What sets The Death of Grass aside from other post-apocalyptic novels of the time – notably John Wyndham’s nonetheless excellent bibliography – is the sheer level of realistic brutality the characters are forced to lower themselves to. Like all novels of the genre, The Death of Grass‘ overriding theme is that civilisation is a thin veneer that will be peeled away as soon as the electricity goes out and the tap water runs dry, and there are many conversations (and actions) to this effect. The protagonist and his friends are forced to kill, and not just in self-defence, and in the closing stages of the novel – a mere few days after they have fled London – he realises that he is becoming something akin to a feudal chieftan, with a roving band of armed killers. Men like this are a staple of post-apocalyptic fiction – whether they are the bikers of Mad Max, or the armed survivalists of The Road, or even the miscellaneous bandits and marauders of my own serialised novel End Times – but they are always the bad guys, never the protagonists. Note that I didn’t use the word “heroes;” in Christopher’s world, there are no heroes, just the dead and the living.
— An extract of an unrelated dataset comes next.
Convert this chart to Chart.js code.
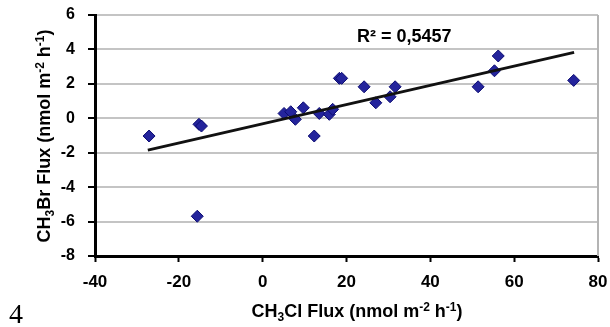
<!DOCTYPE html>
<html>
<head>
<meta charset="utf-8">
<script src="https://cdn.jsdelivr.net/npm/chart.js@4.4.1/dist/chart.umd.min.js"></script>
<style>
html,body{margin:0;padding:0;background:#fff;}
#wrap{width:610px;height:327px;position:relative;}
</style>
</head>
<body>
<div id="wrap"><canvas id="c" width="610" height="327"></canvas></div>
<script>
// Data
const fluxX = [-27.1, -15.2, -14.6, -15.6, 5.1, 6.7, 7.8, 9.7, 12.3, 13.5, 15.9, 16.7, 18.3, 18.85, 24.2, 27.0, 30.4, 31.6, 51.4, 55.3, 56.2, 74.2];
const fluxY = [-1.03, -0.35, -0.45, -5.69, 0.28, 0.38, -0.06, 0.61, -1.03, 0.28, 0.23, 0.52, 2.32, 2.32, 1.83, 0.90, 1.25, 1.83, 1.83, 2.76, 3.62, 2.2];
const trendX = [-27.4, 74.3];
const trendY = [-1.85, 3.83];
const xTicks = [-40, -20, 0, 20, 40, 60, 80];
const yTicks = [-8, -6, -4, -2, 0, 2, 4, 6];
const r2Label = 'R² = 0,5457';
const xTitleParts = [['CH',''],['3','sub'],['Cl Flux (nmol m',''],['-2','sup'],[' h',''],['-1','sup'],[')','']];
const yTitleParts = [['CH',''],['3','sub'],['Br Flux (nmol m',''],['-2','sup'],[' h',''],['-1','sup'],[')','']];
const pageNumber = '4';

const FAM = '"Liberation Sans", Arial, sans-serif';

function drawRich(ctx, parts, cx, baseline, size) {
  const small = Math.round(size * 0.66);
  let total = 0;
  parts.forEach(p => {
    ctx.font = 'bold ' + (p[1] ? small : size) + 'px ' + FAM;
    total += ctx.measureText(p[0]).width;
  });
  let x = cx - total / 2;
  ctx.textAlign = 'left';
  ctx.textBaseline = 'alphabetic';
  parts.forEach(p => {
    ctx.font = 'bold ' + (p[1] ? small : size) + 'px ' + FAM;
    let dy = 0;
    if (p[1] === 'sub') dy = size * 0.22;
    if (p[1] === 'sup') dy = -size * 0.36;
    ctx.fillText(p[0], x, baseline + dy);
    x += ctx.measureText(p[0]).width;
  });
}

function zeroPad(s) {
  s.paddingLeft = 0; s.paddingRight = 0; s.paddingTop = 0; s.paddingBottom = 0;
}

const decor = {
  id: 'decor',
  beforeDatasetsDraw(chart) {
    const ctx = chart.ctx, a = chart.chartArea;
    ctx.save();
    ctx.strokeStyle = '#b4b4b4';
    ctx.lineWidth = 2;
    ctx.beginPath();
    ctx.moveTo(a.right, a.top);
    ctx.lineTo(a.right, a.bottom);
    ctx.stroke();
    ctx.restore();
  },
  afterDraw(chart) {
    const ctx = chart.ctx;
    ctx.save();
    ctx.fillStyle = '#000';
    drawRich(ctx, xTitleParts, 357, 317, 18);
    ctx.save();
    ctx.translate(50, 136);
    ctx.rotate(-Math.PI / 2);
    drawRich(ctx, yTitleParts, 0, 0, 18);
    ctx.restore();
    ctx.font = 'bold 18px ' + FAM;
    ctx.textAlign = 'left';
    ctx.textBaseline = 'alphabetic';
    ctx.fillText(r2Label, 357, 42);
    ctx.font = '28px "Liberation Serif", "Times New Roman", serif';
    ctx.fillText(pageNumber, 9, 323);
    ctx.restore();
  }
};

new Chart(document.getElementById('c'), {
  type: 'scatter',
  data: {
    datasets: [
      {
        type: 'line',
        data: trendX.map((x, i) => ({x: x, y: trendY[i]})),
        borderColor: '#111',
        borderWidth: 3,
        pointRadius: 0,
        fill: false,
        tension: 0
      },
      {
        data: fluxX.map((x, i) => ({x: x, y: fluxY[i]})),
        pointStyle: 'rectRot',
        pointRadius: 6,
        backgroundColor: '#24249c',
        borderColor: '#0b0b72',
        borderWidth: 1
      }
    ]
  },
  options: {
    responsive: false,
    animation: false,
    events: [],
    layout: {padding: {top: 15, right: 12, left: 0, bottom: 0}},
    plugins: {legend: {display: false}, tooltip: {enabled: false}, title: {display: false}},
    scales: {
      x: {
        type: 'linear', min: -40, max: 80,
        afterBuildTicks(s) { s.ticks = xTicks.map(v => ({value: v})); },
        ticks: {color: '#000', font: {family: FAM, size: 17, weight: 'bold'}, padding: 10, maxRotation: 0, autoSkip: false},
        grid: {drawOnChartArea: false, drawTicks: true, tickLength: 6, tickColor: '#000', tickWidth: 2},
        border: {display: true, color: '#000', width: 3},
        afterFit(s) { s.height = 71; zeroPad(s); }
      },
      y: {
        type: 'linear', min: -8, max: 6,
        afterBuildTicks(s) { s.ticks = yTicks.map(v => ({value: v})); },
        ticks: {color: '#000', font: {family: FAM, size: 16, weight: 'bold'}, padding: 13, autoSkip: false},
        grid: {color: '#c4c4c4', lineWidth: 2, drawTicks: true, tickLength: 7, tickColor: '#000', tickWidth: 2},
        border: {display: true, color: '#000', width: 3},
        afterFit(s) { s.width = 95; zeroPad(s); }
      }
    }
  },
  plugins: [decor]
});
</script>
</body>
</html>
These generic bad guys always kill to take things – weapons, food, vehicles – and from our vantage point in the real world we consider this the wrong thing to do. We never consider that scavenging and trading might not be enough. We never consider that, in order to survive, we might very well have to kill and take. If you’d prefer to die than do that, you will – count on it.

The Death of Grass is one of the most unflinching accounts of an apocalyptic event that I’ve ever read, and is required reading for any fan of the genre. It’s also, incidentally, the first book that I’ve re-read in more than two and a half years, because I’m in Mongolia at the moment and reading material is limited. Once I reach London I’ve a good mind to go over and read some favourites from the past – the entire Discworld series, for a start, plus all of Philip Reeve’s books. Now I’m adding all of Christopher’s works to the list (although the only ones I’ve read are the Tripods books) and, for that matter, all of Wyndham’s.